Au stade du commerce de gros, si les professionnels ont une bonne connaissance des produits et de leur réglementation, des faiblesses dans le formalisme et/ou la délivrance de factures sont relevées. En revanche, au stade des commerces de détail (sédentaires ou non), les règles de commercialisation sont souvent méconnues, le manque de formation et d’implication d’un personnel peu spécialisé entraînent des négligences, tant au niveau de la qualité des produits que de l’information donnée au consommateur.

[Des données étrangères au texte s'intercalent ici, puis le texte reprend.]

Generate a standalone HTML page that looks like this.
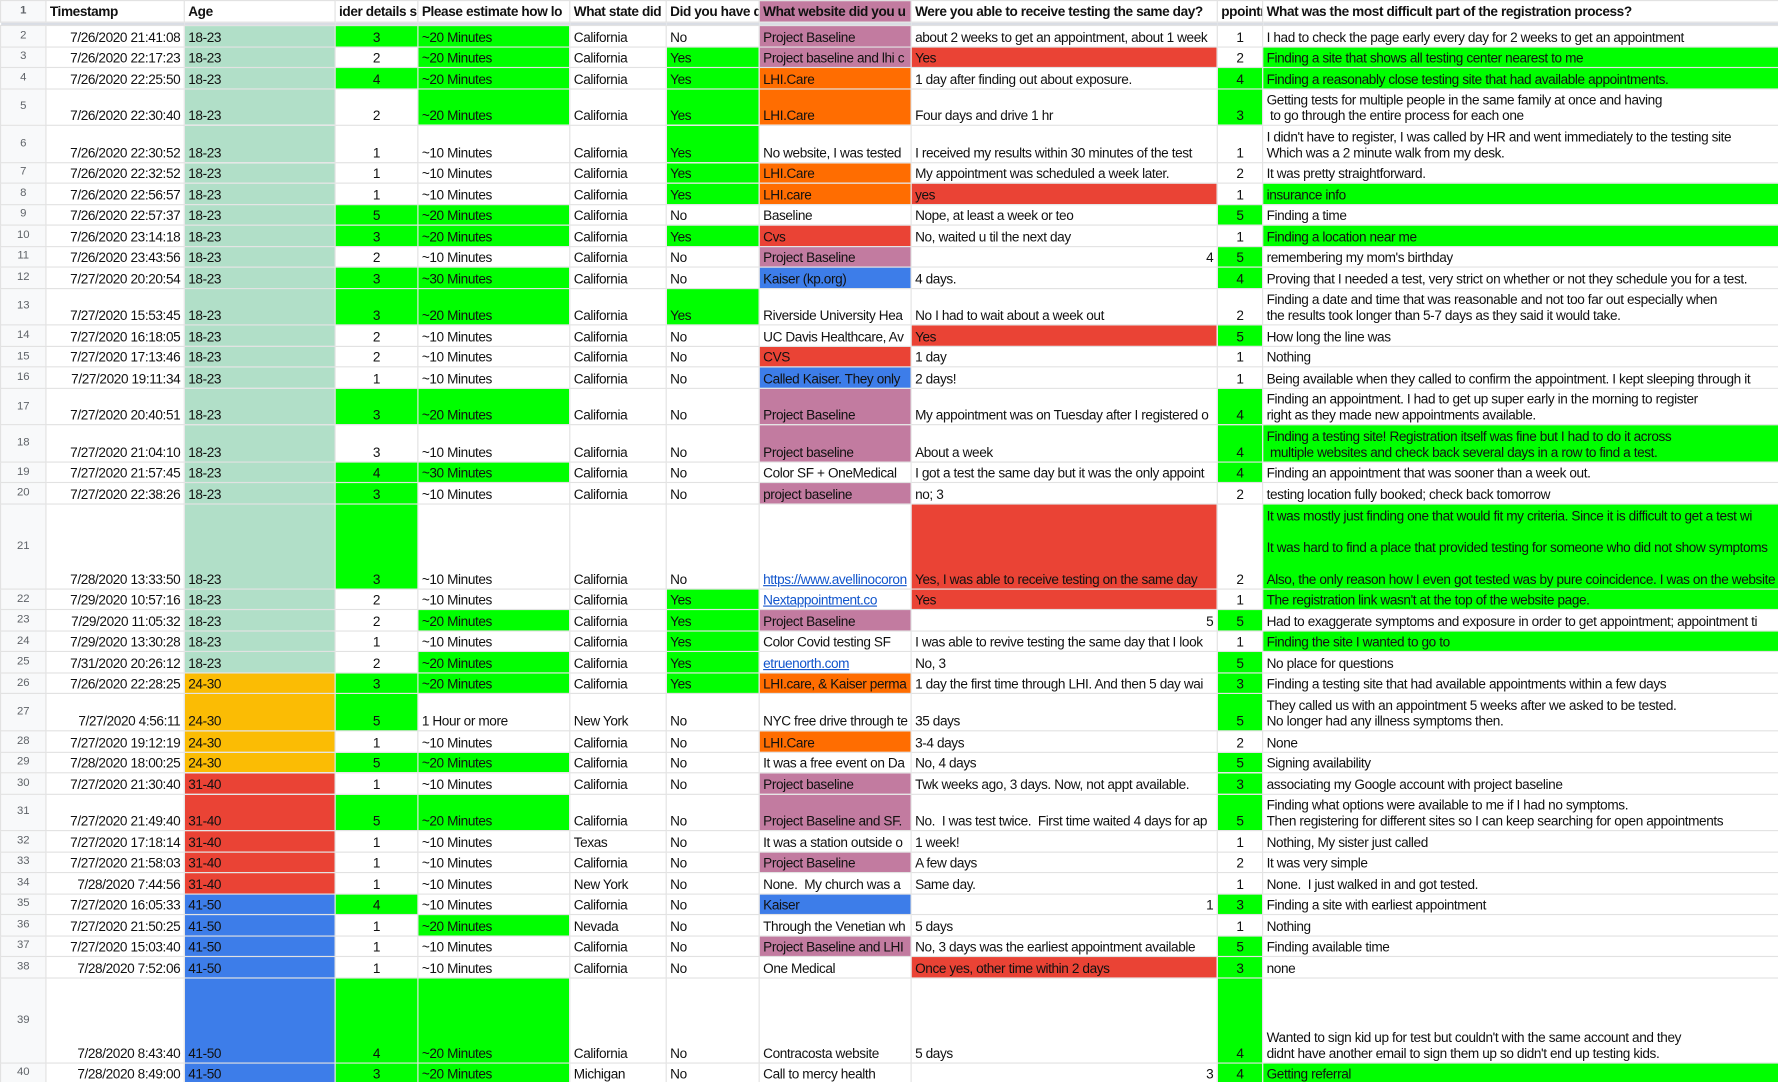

La surveillance sera maintenue sur l’ensemble de la filière.

[1] Présentation de produits étrangers comme français.

[2] Ces normes déterminent la qualité, l’origine, la catégorie, le marquage et la classification des produits.

[3] Cette catégorie fait référence au classement en matière de qualité (règlement UE n° 543/2011).

[4] Les services de la DGCCRF de la région Provence-Alpes-Côte d’Azur, la Mutuelle sociale agricole (MSA) et la direction départementale de la sécurité publique.

[5] Les services de la DGCCRF de la région Provence-Alpes-Côte d’Azur, de la région Auvergne-Rhône-Alpes, du département du Vaucluse, la gendarmerie nationale et la Mutualité sociale agricole (MSA).

[7] Les produits étaient transportés en conteneur non réfrigéré avec une durée de transport de 5 à 10 jours dans une température ambiante pouvant monter jusqu’à 50° et générant ainsi une moisissure voire une pourriture des lots.